Are Americans Already Paying Dearly for Brexit?

I was reading an article today about "Shoe-Leather Costs", a somewhat esoteric paper related to money demand when I realized that of all of the formulas and assumptions related to interest rates, inflation, income and behavior related to how money is used, nothing addressed debt or more specifically, the cost of debt born by society at large.

This is starting to bug me as for some unknown reason, the more literature and articles I read about monetary policy and economic growth and inflation etc, not finding the cost of debt factored into the myriad of formulas out there trying to analyze economic realities leads me to believe the theories are broken.  Economists focus on interest rates that determine the "cost of money" in the financial sector and "interest" paid to savers but not to the larger and more impactful number, "debt costs", in their figures. In fact, contrary to one's intuition, economist and financial folks cheer when consumer debt is growing at a "healthy clip". 

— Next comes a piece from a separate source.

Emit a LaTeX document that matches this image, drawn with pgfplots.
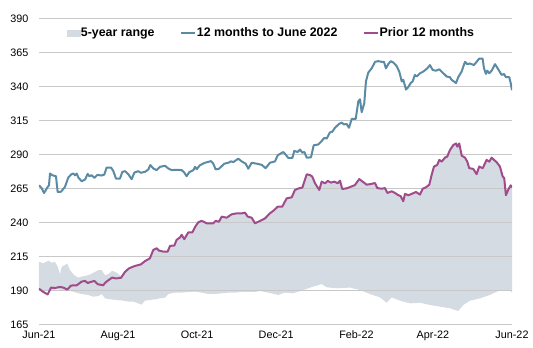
\documentclass[border=0pt]{standalone}
\usepackage{fontspec}
\setmainfont{Liberation Sans}
\usepackage{pgfplots}
\pgfplotsset{compat=1.18}
\usepgfplotslibrary{fillbetween}
\usepackage{pgfplotstable}
\definecolor{bandgray}{HTML}{D5DBE2}
\definecolor{lineblue}{HTML}{5B8BA4}
\definecolor{linepurple}{HTML}{A04B8B}
\definecolor{gridgray}{HTML}{C8C8C8}

% x = days since 1 June 2021
\pgfplotstableread{
d v
0 267.7
2 265.7
3.9 262.0
6.7 266.5
7.7 267.7
8.5 276.4
10.3 275.1
13.1 274.4
14.4 262.8
17 263.0
20 266.5
22.6 273.4
24.7 275.6
26.5 276.4
27.8 275.1
29.1 276.4
30.4 273.4
32.9 270.7
35.5 271.9
37.6 276.1
38.8 274.4
40.6 275.1
42.7 273.2
45 275.4
48.3 274.9
50.4 275.6
52.2 280.8
55.6 280.8
57.4 278.1
59.4 272.7
62.5 272.7
64.3 277.6
66.4 278.1
68.9 275.9
71.5 272.2
73.6 277.1
76.6 278.1
78.7 276.9
80.5 277.4
81.8 277.6
84.4 279.4
85.9 282.6
88.2 280.1
90.8 278.9
93.4 281.3
97.2 282.1
99.8 280.1
102.4 278.9
106.2 279.1
110.1 278.9
112.1 277.1
113.9 274.4
116 277.4
119.1 278.9
120.4 281.3
121.7 279.6
124.2 282.5
128.1 284.3
132.7 285.5
134.5 283.6
136.3 279.4
138.9 279.9
143 283.6
146.1 284.3
148.1 285.3
150 284.8
153.8 287.3
156.4 285.3
159.5 283.6
161.5 279.9
164.1 284.3
168 283.6
171.8 282.8
174.9 280.3
178.2 284.3
182.1 285.3
184.2 289.8
188.5 292.2
190.4 290.2
192.4 287.8
195.5 287.8
197 293.0
199.6 292.2
201.4 294.0
203.2 291.7
204.8 292.2
206.6 288.0
209.9 288.3
212 297.2
215.5 297.7
217.6 299.7
220.2 302.6
222 302.1
224.5 306.6
226.3 307.1
228.4 310.0
231.5 312.8
233.6 313.8
235.3 312.5
237.4 312.8
239.2 310.0
241.3 316.5
244.4 316.5
246.4 329.4
247.7 331.0
249 321.4
251 328.1
252.3 344.1
254.1 350.6
256.7 353.7
259.3 358.5
261.8 359.0
264.4 358.5
266.2 358.5
267.7 353.7
269.5 356.8
271.4 359.0
273.4 358.0
276 355.4
278 351.3
279.9 344.1
281.1 345.3
283.2 338.1
285 340.0
286.8 342.9
288.3 344.1
290.1 348.9
291.4 347.7
294 350.1
296.5 351.3
299.6 353.7
301.7 356.1
303.8 352.5
306.3 352.0
308.9 353.0
312 350.1
314.6 347.7
317.1 347.2
318.4 345.3
321.8 342.9
323.5 347.2
326.1 351.3
328.7 358.5
330.5 356.8
332.6 357.3
335.6 356.1
337.7 358.5
339.7 360.9
342.3 360.9
343.4 353.7
344.9 349.6
345.9 352.0
347.5 350.1
349.3 352.0
351.9 356.8
354.4 353.0
357 348.9
358.8 349.6
360.3 347.2
362.9 347.2
364 342.9
365 337.6
}\bluetab

\pgfplotstableread{
d v
0 191.7
3.3 189.3
6.7 187.5
9.3 192.5
12.3 192.2
16.2 193.0
18.8 192.5
21.8 191.0
24.7 194.0
29.1 194.2
32.9 196.9
35.5 197.4
37.6 195.9
40.1 196.7
42.7 197.4
45.3 195.0
49.6 194.2
50.9 195.9
53.5 197.9
56.6 199.9
59.2 199.2
63.3 199.7
66.4 204.1
69.4 206.6
73.6 208.3
78.7 209.6
81.8 212.0
85.6 214.0
88.2 220.2
90.8 221.4
92.6 219.7
95.9 219.0
99.3 219.0
101.1 223.2
104.4 223.4
106.2 227.6
108.8 229.4
110.1 231.3
112.1 228.1
115.2 233.1
118.3 233.1
120.4 237.0
122.9 240.5
125.5 241.6
129.4 239.8
134.5 239.8
136.3 241.5
138.9 241.0
141 244.7
144.8 243.9
148.7 246.4
152.5 247.1
156.4 247.1
159 247.6
161 244.7
164.1 243.9
166.7 239.8
170.5 241.5
174.4 243.4
178.2 247.1
181.6 249.6
184.2 252.0
187.7 252.0
191.1 258.1
195 258.9
197.5 264.3
200.6 265.5
203.2 266.0
206.6 275.8
209.1 275.3
210.9 274.1
213 269.2
216.3 264.3
218.1 270.4
220.7 269.2
222.8 270.9
225.3 269.7
227.9 270.4
230.5 269.2
232.3 271.1
234 265.0
237.4 265.5
240.7 266.7
243.8 267.9
247.1 272.3
250.2 270.1
252.8 268.2
255.9 268.6
259.3 269.4
261 265.7
264.4 265.2
267 265.7
268.8 262.1
272.1 263.3
274.7 262.1
276.5 260.9
279.1 259.7
281.1 256.0
282.4 261.4
285 260.4
287.6 261.4
290.9 262.8
294 260.9
296.1 265.2
298.6 266.2
301.2 268.2
303 275.4
304.8 281.5
307.3 282.7
308.9 286.4
310.7 285.1
313.3 288.1
315 288.8
317.1 293.6
319.7 297.3
321.8 298.5
322.8 296.1
324.3 298.5
326.2 289.5
328.7 288.1
330.5 285.1
332 280.3
335.1 279.8
337.7 275.9
339.7 281.5
342.4 280.3
345.4 286.4
347.5 285.1
349.3 288.1
351.1 286.4
353.2 284.7
355.7 281.5
357.8 274.2
359 273.0
360.3 260.4
362.1 264.5
364 267.7
365 266.2
}\purpletab

\pgfplotstableread{
d v
0 211.5
3.3 210.3
7.2 212.3
9.8 210.8
12.3 211.5
14.4 207.8
16.2 202.4
17.5 207.8
20.1 209.1
21.8 210.3
23.9 205.3
27.2 201.6
30.3 199.9
34.2 200.9
38 201.6
41.9 203.4
45.8 205.3
48.4 205.3
50.9 201.6
53.5 202.4
56.6 204.9
60 203.4
63.3 200.9
66.4 204.1
69.4 206.6
73.6 208.3
78.7 209.6
81.8 212.0
85.6 214.0
88.2 220.2
90.8 221.4
92.6 219.7
95.9 219.0
99.3 219.0
101.1 223.2
104.4 223.4
106.2 227.6
108.8 229.4
110.1 231.3
112.1 228.1
115.2 233.1
118.3 233.1
120.4 237.0
122.9 240.5
125.5 241.6
129.4 239.8
134.5 239.8
136.3 241.5
138.9 241.0
141 244.7
144.8 243.9
148.7 246.4
152.5 247.1
156.4 247.1
159 247.6
161 244.7
164.1 243.9
166.7 239.8
170.5 241.5
174.4 243.4
178.2 247.1
181.6 249.6
184.2 252.0
187.7 252.0
191.1 258.1
195 258.9
197.5 264.3
200.6 265.5
203.2 266.0
206.6 275.8
209.1 275.3
210.9 274.1
213 269.2
216.3 264.3
218.1 270.4
220.7 269.2
222.8 270.9
225.3 269.7
227.9 270.4
230.5 269.2
232.3 271.1
234 265.0
237.4 265.5
240.7 266.7
243.8 267.9
247.1 272.3
250.2 270.1
252.8 268.2
255.9 268.6
259.3 269.4
261 265.7
264.4 265.2
267 265.7
268.8 262.1
272.1 263.3
274.7 262.1
276.5 260.9
279.1 259.7
281.1 256.0
282.4 261.4
285 260.4
287.6 261.4
290.9 262.8
294 260.9
296.1 265.2
298.6 266.2
301.2 268.2
303 275.4
304.8 281.5
307.3 282.7
308.9 286.4
310.7 285.1
313.3 288.1
315 288.8
317.1 293.6
319.7 297.3
321.8 298.5
322.8 296.1
324.3 298.5
326.2 289.5
328.7 288.1
330.5 285.1
332 280.3
335.1 279.8
337.7 275.9
339.7 281.5
342.4 280.3
345.4 286.4
347.5 285.1
349.3 288.1
351.1 286.4
353.2 284.7
355.7 281.5
357.8 274.2
359 273.0
360.3 260.4
362.1 264.5
364 267.7
365 266.2
}\uppertab

\pgfplotstableread{
d v
0 190.2
3.3 189.5
6.7 190.2
11 190.7
14.9 191.2
18.8 190.2
22.6 190.2
26.5 189.5
30.3 188.3
34.2 187.6
38 187.1
41.9 185.8
45.8 186.3
48.4 187.8
50.9 184.6
54.8 183.9
60 183.4
65 182.9
68.9 182.2
72.8 182.2
76.6 180.9
79.2 180.0
81.8 182.9
85.6 183.4
89.5 183.9
93.4 184.6
97.2 185.1
99.8 187.8
104.9 188.8
110.1 188.8
115.2 189.3
120.4 189.5
125.5 188.8
130.6 187.8
135.8 187.8
141 188.3
146.1 188.8
151.2 188.8
156.4 189.3
161.5 189.3
166.7 189.3
170.5 190.0
176.9 188.8
184.6 187.1
189.8 188.8
196.2 188.3
203.9 190.7
211.6 193.2
218.1 195.1
222 192.7
229.7 192.0
240 192.5
247.7 190.7
255.4 187.8
263.1 185.3
268.3 181.4
272.1 185.3
278.5 182.9
286.3 180.9
294 181.4
301.7 179.7
309.4 178.5
317.1 177.3
323.5 175.3
327.4 179.7
332.6 182.9
340.3 184.6
348 187.1
353.2 189.5
358.3 190.7
363.4 190.7
365 188.8
}\lowertab

\begin{document}
\begin{tikzpicture}
\begin{axis}[
  set layers,
  scale only axis,
  width=473pt, height=306pt,
  xmin=0, xmax=365, ymin=165, ymax=390,
  xtick={0,61,122,183,245,304,365},
  xticklabels={Jun-21,Aug-21,Oct-21,Dec-21,Feb-22,Apr-22,Jun-22},
  ytick={165,190,215,240,265,290,315,340,365,390},
  ymajorgrids,
  major grid style={gridgray, line width=1pt},
  axis line style={draw=none},
  tick style={draw=none},
  /pgf/number format/assume math mode=true,
  ticklabel style={font=\fontsize{10.8}{12}\selectfont},
  yticklabel style={xshift=-7pt},
  xticklabel style={yshift=-2pt},
  legend style={draw=none, fill=none, at={(rel axis cs:0.49,0.954)}, anchor=center,
    font=\fontsize{12.4}{14}\selectfont\bfseries,
    nodes={inner sep=1pt},
    /tikz/every even column/.append style={column sep=24pt}},
  legend columns=3,
]
\addlegendimage{legend image code/.code={\fill[bandgray] (0pt,-3pt) rectangle (13pt,3pt);}}
\addlegendimage{legend image code/.code={\draw[lineblue, line width=2.2pt] (0pt,0pt) -- (14pt,0pt);}}
\addlegendimage{legend image code/.code={\draw[linepurple, line width=2.2pt] (0pt,0pt) -- (14pt,0pt);}}

\addplot[draw=none, name path=U, forget plot] table[x=d, y=v] {\uppertab};
\addplot[draw=none, name path=L, forget plot] table[x=d, y=v] {\lowertab};
\addplot[fill=bandgray, draw=none, forget plot] fill between[of=U and L, on layer=axis background];

\addplot[lineblue, line width=2pt, line join=round, forget plot] table[x=d, y=v] {\bluetab};
\addplot[linepurple, line width=2pt, line join=round, forget plot] table[x=d, y=v] {\purpletab};

\legend{5-year range, 12 months to June 2022, Prior 12 months}

\node[anchor=base west, inner sep=0pt, font=\fontsize{8.2}{9}\selectfont] at ([xshift=3pt, yshift=3.3pt]rel axis cs:0,1) {Jan 2000 = 100};
\end{axis}
\path (current axis.south west) ++(-39pt,-23pt) rectangle ++(533pt,348pt);
\end{tikzpicture}
\end{document}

Well excuse me, but at what point do these folks begin to understand, that nearly all wealth degradation and a huge amount of income stagnation over the last 40 years can be directly attributed to the ballooning of consumer and public sector debt. If the average American household now holds some $15k in credit card debt (not to mention Auto $28k, Student $50k, Mortgage $170k) with an average annual interest rate of $15% this means the average household is paying nearly $200 per month in interest on credit card debt alone.  Now, what is the average interest earned on savings? How about less then 1/2 of one percent, or if you are lucky and have enough money to sock away, 1%.

Just imagine if old values of saving money and buying a modest home while borrowing as little as possible at the lowest interest rate possible, still held.  What if the average household would have socked away $3000 in 1976 (the value of 15k 2016 dollars) and added the equivalent of $200 a month (about $50 in 1976) to this amount each month and continued to do so at an inflation adjust rate till today when they would be putting in $200 a month and the interest earned on their original $3000 kept up with inflation (yes interest rates on savings accounts were nearly 7% in 1976 while inflation was around 6%).  Where would this household be today?  I did some crude math, adjusting the interest and contributions every 5 years for inflation and interest rates and found they would have somewhere around $185,000 in the bank.  This compares to an average net worth (not including mortgages) of about $45k for Americans age 55-64. 

Mind you, I only did this fun little exercise on this lazy hot Saturday afternoon in Washington based on the $15k in credit card debt and the lost "savings" due to interest payments.  Why don't you have fun doing the math for auto loans and student debt, which is ballooned astronomically, and why?  Because the parents of the children reaching college age HAVE NO MONEY cause they paid it all out in interest their entire working lives!  (NOTE: Average overall household interest costs totals over $6500/year.)

I could go on, but all this discussion misses the title and point of my writing today.  For whatever reason (easy manipulation of the numbers over a 20 year or so period until 2014 when the ICE Benchmark Administration (IBA) took over the Administration of LIBOR?), many American lending institutions switched Mortgage loan interest from using US interest rates, ie One year treasury or more recently one year constant maturity rates or CMT as a base rate, to using London Inter-Bank Offer Rates or LIBOR plus their customary 2.25% or whatever. 

This little move means that millions of American mortgages are tied to in interest rate set in London, the capital of a nation that just voted to exit the European Union which could, though has not thus far, create volatility and instability in London rates.  Why is this important?  Well, the one year LIBOR rate now stands at 1.52% vs .85% one year ago.  Meanwhile the one year CMT or Constant Maturity Rate in the US is about .58%, the 11th District Cost of Funds rate is about .68% and the European Interbank Offer Rate is -.05% (yep that's negative).  So Americans unlucky enough to have the LIBOR rate are going to see base mortgage rates that nearly double last years rate at this time, and average 1% more then comparable US mortgage lending rates.

The change in LIBOR alone, given the historical average of 15% of outstanding mortgages being adjustable rate would result in Americans paying out about $600 million more per month or $7.2 billion per year in additional mortgage interest.  If they have credit cards and student loans also based on LIBOR this number will be significantly higher.  So you have a kind of global financial tax that the Fed can do nothing about.

So why is LIBOR so heavily used in the US today?  My guess is during the go-go days of using mortgages as the underlying "asset" for the myriad of financial "products" that were used to gamble with, the money borrowed to play was global in nature.  Hedge funds, Insurance companies, Private Equity, Financial institutions etc. from Europe, London, Hong Kong, the US and every "off shore" domicile imaginable all played with money borrowed and lent at international interest rates so why not base the underlying asset's interest rates on the same global lending rate paid by the gamblers... and so now you have it.